> [RECORDED INFORMATION]
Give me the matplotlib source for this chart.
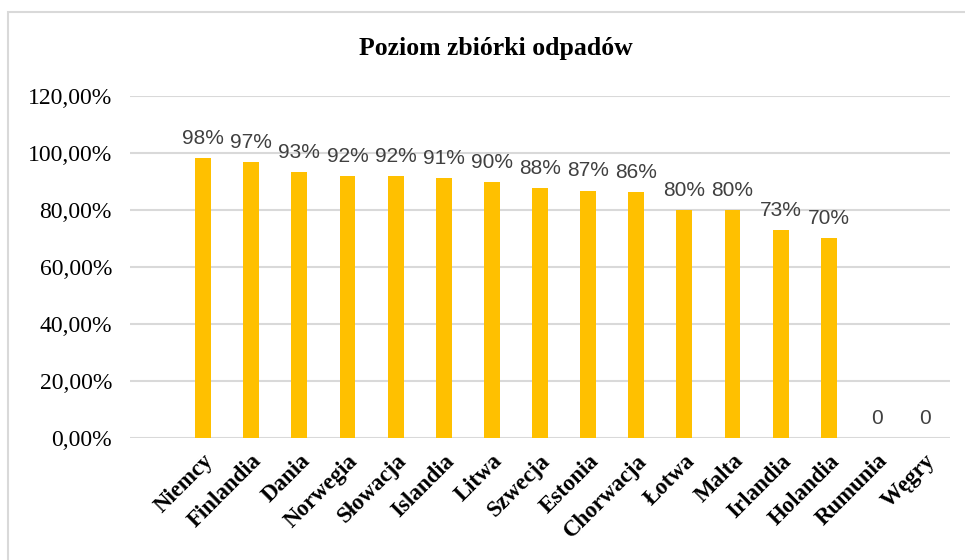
import matplotlib
matplotlib.use("Agg")
import matplotlib.pyplot as plt
from matplotlib.patches import Rectangle
from matplotlib.ticker import FuncFormatter

countries = ["Niemcy", "Finlandia", "Dania", "Norwegia", "Słowacja", "Islandia",
             "Litwa", "Szwecja", "Estonia", "Chorwacja", "Łotwa", "Malta",
             "Irlandia", "Holandia", "Rumunia", "Węgry"]
values = [0.982, 0.968, 0.933, 0.918, 0.918, 0.912, 0.898, 0.877,
          0.868, 0.862, 0.80, 0.80, 0.73, 0.70, 0.0, 0.0]
value_labels = ["98%", "97%", "93%", "92%", "92%", "91%", "90%", "88%",
                "87%", "86%", "80%", "80%", "73%", "70%", "0", "0"]
yticks = [0, 0.2, 0.4, 0.6, 0.8, 1.0, 1.2]

serif = "Liberation Serif"
sans = "Liberation Sans"

fig = plt.figure(figsize=(9.65, 5.6), dpi=100)
ax = fig.add_axes([0.1347, 0.2179, 0.8498, 0.6107])

# chart frame
fig.patches.append(Rectangle((8 / 965, -0.1), 1.2, 1 - 12 / 560 + 0.1,
                             transform=fig.transFigure, fill=False,
                             edgecolor="#D9D9D9", linewidth=1.5))

x = list(range(len(countries)))
ax.bar(x, values, width=0.33, color="#FFC000", zorder=3)

for xi, v, lab in zip(x, values, value_labels):
    ax.annotate(lab, (xi, v), xytext=(0, 7.5), textcoords="offset points",
                ha="center", va="bottom", fontsize=15, color="#404040",
                family=sans)

ax.set_xlim(-1.52, 15.52)
ax.set_ylim(0, 1.2)
ax.set_yticks(yticks)
ax.yaxis.set_major_formatter(FuncFormatter(lambda v, p: f"{v*100:.2f}%".replace(".", ",")))
ax.grid(axis="y", color="#D9D9D9", linewidth=1.5, zorder=0)
ax.tick_params(axis="y", length=0, pad=13, labelsize=17)
for t in ax.get_yticklabels():
    t.set_family(serif)

ax.set_xticks(x)
ax.set_xticklabels(countries, rotation=45, ha="right", rotation_mode="anchor",
                   fontsize=16.5, fontweight="bold", family=serif)
ax.tick_params(axis="x", length=0, pad=9)

for s in ax.spines.values():
    s.set_visible(False)

fig.text(0.514, 1 - 48 / 560, "Poziom zbiórki odpadów", ha="center", va="center",
         fontsize=18.5, fontweight="bold", family=serif)

fig.savefig("out.png", dpi=100)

> [DIRECTION] Leave the pictures out and please restate exactly the lines running from the start of the material through the one with "ax = fig.add_axes([0.1347, 0.2179, 0.8498, 0.6107])".

> [RESULT]
Give me the matplotlib source for this chart.
import matplotlib
matplotlib.use("Agg")
import matplotlib.pyplot as plt
from matplotlib.patches import Rectangle
from matplotlib.ticker import FuncFormatter

countries = ["Niemcy", "Finlandia", "Dania", "Norwegia", "Słowacja", "Islandia",
             "Litwa", "Szwecja", "Estonia", "Chorwacja", "Łotwa", "Malta",
             "Irlandia", "Holandia", "Rumunia", "Węgry"]
values = [0.982, 0.968, 0.933, 0.918, 0.918, 0.912, 0.898, 0.877,
          0.868, 0.862, 0.80, 0.80, 0.73, 0.70, 0.0, 0.0]
value_labels = ["98%", "97%", "93%", "92%", "92%", "91%", "90%", "88%",
                "87%", "86%", "80%", "80%", "73%", "70%", "0", "0"]
yticks = [0, 0.2, 0.4, 0.6, 0.8, 1.0, 1.2]

serif = "Liberation Serif"
sans = "Liberation Sans"

fig = plt.figure(figsize=(9.65, 5.6), dpi=100)
ax = fig.add_axes([0.1347, 0.2179, 0.8498, 0.6107])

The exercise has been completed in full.